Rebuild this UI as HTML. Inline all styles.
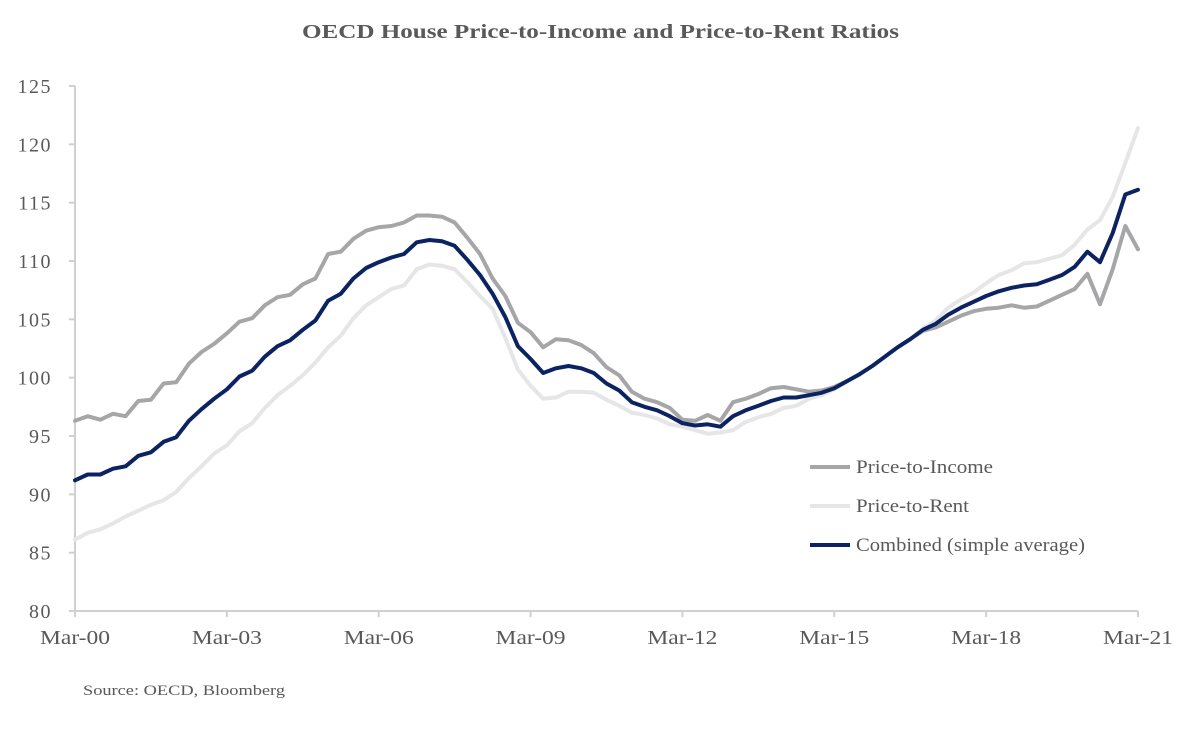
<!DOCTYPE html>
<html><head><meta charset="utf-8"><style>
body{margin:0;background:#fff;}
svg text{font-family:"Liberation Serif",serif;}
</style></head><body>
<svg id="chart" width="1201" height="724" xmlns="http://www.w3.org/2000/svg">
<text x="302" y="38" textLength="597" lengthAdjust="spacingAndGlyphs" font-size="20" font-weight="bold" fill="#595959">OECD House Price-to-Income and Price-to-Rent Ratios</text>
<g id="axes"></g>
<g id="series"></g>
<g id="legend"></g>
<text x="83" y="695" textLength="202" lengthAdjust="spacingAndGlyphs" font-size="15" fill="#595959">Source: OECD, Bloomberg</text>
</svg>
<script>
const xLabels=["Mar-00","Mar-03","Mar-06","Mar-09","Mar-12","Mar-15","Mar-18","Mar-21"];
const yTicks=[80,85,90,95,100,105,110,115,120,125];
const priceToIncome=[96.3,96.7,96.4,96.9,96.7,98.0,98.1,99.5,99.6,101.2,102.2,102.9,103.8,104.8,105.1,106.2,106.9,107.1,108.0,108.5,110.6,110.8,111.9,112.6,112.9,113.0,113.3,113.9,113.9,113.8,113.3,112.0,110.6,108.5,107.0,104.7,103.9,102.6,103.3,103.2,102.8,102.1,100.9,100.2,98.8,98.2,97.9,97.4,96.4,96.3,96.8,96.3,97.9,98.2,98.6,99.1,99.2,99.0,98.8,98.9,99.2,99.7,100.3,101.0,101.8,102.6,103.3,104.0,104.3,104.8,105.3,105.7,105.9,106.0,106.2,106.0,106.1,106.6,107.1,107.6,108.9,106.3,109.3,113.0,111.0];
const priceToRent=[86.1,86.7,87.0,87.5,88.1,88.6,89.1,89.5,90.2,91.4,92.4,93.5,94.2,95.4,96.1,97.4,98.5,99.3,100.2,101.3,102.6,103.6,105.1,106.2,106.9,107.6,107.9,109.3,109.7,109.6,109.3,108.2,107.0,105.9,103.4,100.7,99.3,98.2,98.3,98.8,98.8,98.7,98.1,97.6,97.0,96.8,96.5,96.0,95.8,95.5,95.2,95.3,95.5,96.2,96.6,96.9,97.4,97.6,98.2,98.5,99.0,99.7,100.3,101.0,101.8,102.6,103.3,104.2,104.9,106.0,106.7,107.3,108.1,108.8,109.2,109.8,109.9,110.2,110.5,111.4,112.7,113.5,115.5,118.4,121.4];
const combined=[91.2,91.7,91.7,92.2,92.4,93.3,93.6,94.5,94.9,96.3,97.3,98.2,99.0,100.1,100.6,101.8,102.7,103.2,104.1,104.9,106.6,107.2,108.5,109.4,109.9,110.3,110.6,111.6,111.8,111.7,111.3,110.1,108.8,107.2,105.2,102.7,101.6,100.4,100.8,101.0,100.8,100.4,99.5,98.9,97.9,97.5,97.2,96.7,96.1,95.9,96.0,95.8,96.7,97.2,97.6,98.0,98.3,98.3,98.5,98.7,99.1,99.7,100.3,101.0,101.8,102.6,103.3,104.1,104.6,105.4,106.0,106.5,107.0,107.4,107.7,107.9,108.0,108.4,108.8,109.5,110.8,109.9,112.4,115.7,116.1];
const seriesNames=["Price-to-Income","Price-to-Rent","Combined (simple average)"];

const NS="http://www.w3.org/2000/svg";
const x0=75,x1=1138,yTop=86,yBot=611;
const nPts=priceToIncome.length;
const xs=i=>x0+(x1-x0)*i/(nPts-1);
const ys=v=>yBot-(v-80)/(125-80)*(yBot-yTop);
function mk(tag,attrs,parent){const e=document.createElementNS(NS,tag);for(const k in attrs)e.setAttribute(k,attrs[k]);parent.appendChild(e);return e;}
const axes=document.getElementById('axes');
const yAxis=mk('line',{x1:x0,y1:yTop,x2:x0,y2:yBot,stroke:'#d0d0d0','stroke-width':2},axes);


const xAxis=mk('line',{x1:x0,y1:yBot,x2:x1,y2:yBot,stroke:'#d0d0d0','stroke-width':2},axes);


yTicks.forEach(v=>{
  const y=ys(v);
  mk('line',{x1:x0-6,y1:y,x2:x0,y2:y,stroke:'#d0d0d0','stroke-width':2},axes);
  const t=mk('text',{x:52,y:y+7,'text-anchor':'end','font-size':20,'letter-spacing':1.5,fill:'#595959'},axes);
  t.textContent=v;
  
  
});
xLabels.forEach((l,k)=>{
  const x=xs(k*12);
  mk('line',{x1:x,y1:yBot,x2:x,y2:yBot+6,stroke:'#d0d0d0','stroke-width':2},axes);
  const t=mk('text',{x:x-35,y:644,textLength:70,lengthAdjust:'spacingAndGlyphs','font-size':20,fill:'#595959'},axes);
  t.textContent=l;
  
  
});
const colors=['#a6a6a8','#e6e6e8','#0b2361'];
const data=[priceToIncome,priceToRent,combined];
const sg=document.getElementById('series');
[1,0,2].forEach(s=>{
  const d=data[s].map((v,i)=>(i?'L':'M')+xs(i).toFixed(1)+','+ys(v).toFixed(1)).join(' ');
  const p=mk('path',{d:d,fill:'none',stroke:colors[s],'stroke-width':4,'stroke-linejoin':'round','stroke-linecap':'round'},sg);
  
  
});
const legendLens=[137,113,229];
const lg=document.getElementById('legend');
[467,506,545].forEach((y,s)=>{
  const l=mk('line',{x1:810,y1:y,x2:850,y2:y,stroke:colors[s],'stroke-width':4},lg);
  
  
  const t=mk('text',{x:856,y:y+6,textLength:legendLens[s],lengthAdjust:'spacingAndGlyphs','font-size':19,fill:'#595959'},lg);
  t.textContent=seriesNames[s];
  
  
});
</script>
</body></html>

● Instruction
Take the listing above and print it exactly, apart from the pictures.

● Answer to this task
Rebuild this UI as HTML. Inline all styles.
<!DOCTYPE html>
<html><head><meta charset="utf-8"><style>
body{margin:0;background:#fff;}
svg text{font-family:"Liberation Serif",serif;}
</style></head><body>
<svg id="chart" width="1201" height="724" xmlns="http://www.w3.org/2000/svg">
<text x="302" y="38" textLength="597" lengthAdjust="spacingAndGlyphs" font-size="20" font-weight="bold" fill="#595959">OECD House Price-to-Income and Price-to-Rent Ratios</text>
<g id="axes"></g>
<g id="series"></g>
<g id="legend"></g>
<text x="83" y="695" textLength="202" lengthAdjust="spacingAndGlyphs" font-size="15" fill="#595959">Source: OECD, Bloomberg</text>
</svg>
<script>
const xLabels=["Mar-00","Mar-03","Mar-06","Mar-09","Mar-12","Mar-15","Mar-18","Mar-21"];
const yTicks=[80,85,90,95,100,105,110,115,120,125];
const priceToIncome=[96.3,96.7,96.4,96.9,96.7,98.0,98.1,99.5,99.6,101.2,102.2,102.9,103.8,104.8,105.1,106.2,106.9,107.1,108.0,108.5,110.6,110.8,111.9,112.6,112.9,113.0,113.3,113.9,113.9,113.8,113.3,112.0,110.6,108.5,107.0,104.7,103.9,102.6,103.3,103.2,102.8,102.1,100.9,100.2,98.8,98.2,97.9,97.4,96.4,96.3,96.8,96.3,97.9,98.2,98.6,99.1,99.2,99.0,98.8,98.9,99.2,99.7,100.3,101.0,101.8,102.6,103.3,104.0,104.3,104.8,105.3,105.7,105.9,106.0,106.2,106.0,106.1,106.6,107.1,107.6,108.9,106.3,109.3,113.0,111.0];
const priceToRent=[86.1,86.7,87.0,87.5,88.1,88.6,89.1,89.5,90.2,91.4,92.4,93.5,94.2,95.4,96.1,97.4,98.5,99.3,100.2,101.3,102.6,103.6,105.1,106.2,106.9,107.6,107.9,109.3,109.7,109.6,109.3,108.2,107.0,105.9,103.4,100.7,99.3,98.2,98.3,98.8,98.8,98.7,98.1,97.6,97.0,96.8,96.5,96.0,95.8,95.5,95.2,95.3,95.5,96.2,96.6,96.9,97.4,97.6,98.2,98.5,99.0,99.7,100.3,101.0,101.8,102.6,103.3,104.2,104.9,106.0,106.7,107.3,108.1,108.8,109.2,109.8,109.9,110.2,110.5,111.4,112.7,113.5,115.5,118.4,121.4];
const combined=[91.2,91.7,91.7,92.2,92.4,93.3,93.6,94.5,94.9,96.3,97.3,98.2,99.0,100.1,100.6,101.8,102.7,103.2,104.1,104.9,106.6,107.2,108.5,109.4,109.9,110.3,110.6,111.6,111.8,111.7,111.3,110.1,108.8,107.2,105.2,102.7,101.6,100.4,100.8,101.0,100.8,100.4,99.5,98.9,97.9,97.5,97.2,96.7,96.1,95.9,96.0,95.8,96.7,97.2,97.6,98.0,98.3,98.3,98.5,98.7,99.1,99.7,100.3,101.0,101.8,102.6,103.3,104.1,104.6,105.4,106.0,106.5,107.0,107.4,107.7,107.9,108.0,108.4,108.8,109.5,110.8,109.9,112.4,115.7,116.1];
const seriesNames=["Price-to-Income","Price-to-Rent","Combined (simple average)"];

const NS="http://www.w3.org/2000/svg";
const x0=75,x1=1138,yTop=86,yBot=611;
const nPts=priceToIncome.length;
const xs=i=>x0+(x1-x0)*i/(nPts-1);
const ys=v=>yBot-(v-80)/(125-80)*(yBot-yTop);
function mk(tag,attrs,parent){const e=document.createElementNS(NS,tag);for(const k in attrs)e.setAttribute(k,attrs[k]);parent.appendChild(e);return e;}
const axes=document.getElementById('axes');
const yAxis=mk('line',{x1:x0,y1:yTop,x2:x0,y2:yBot,stroke:'#d0d0d0','stroke-width':2},axes);


const xAxis=mk('line',{x1:x0,y1:yBot,x2:x1,y2:yBot,stroke:'#d0d0d0','stroke-width':2},axes);


yTicks.forEach(v=>{
  const y=ys(v);
  mk('line',{x1:x0-6,y1:y,x2:x0,y2:y,stroke:'#d0d0d0','stroke-width':2},axes);
  const t=mk('text',{x:52,y:y+7,'text-anchor':'end','font-size':20,'letter-spacing':1.5,fill:'#595959'},axes);
  t.textContent=v;
  
  
});
xLabels.forEach((l,k)=>{
  const x=xs(k*12);
  mk('line',{x1:x,y1:yBot,x2:x,y2:yBot+6,stroke:'#d0d0d0','stroke-width':2},axes);
  const t=mk('text',{x:x-35,y:644,textLength:70,lengthAdjust:'spacingAndGlyphs','font-size':20,fill:'#595959'},axes);
  t.textContent=l;
  
  
});
const colors=['#a6a6a8','#e6e6e8','#0b2361'];
const data=[priceToIncome,priceToRent,combined];
const sg=document.getElementById('series');
[1,0,2].forEach(s=>{
  const d=data[s].map((v,i)=>(i?'L':'M')+xs(i).toFixed(1)+','+ys(v).toFixed(1)).join(' ');
  const p=mk('path',{d:d,fill:'none',stroke:colors[s],'stroke-width':4,'stroke-linejoin':'round','stroke-linecap':'round'},sg);
  
  
});
const legendLens=[137,113,229];
const lg=document.getElementById('legend');
[467,506,545].forEach((y,s)=>{
  const l=mk('line',{x1:810,y1:y,x2:850,y2:y,stroke:colors[s],'stroke-width':4},lg);
  
  
  const t=mk('text',{x:856,y:y+6,textLength:legendLens[s],lengthAdjust:'spacingAndGlyphs','font-size':19,fill:'#595959'},lg);
  t.textContent=seriesNames[s];
  
  
});
</script>
</body></html>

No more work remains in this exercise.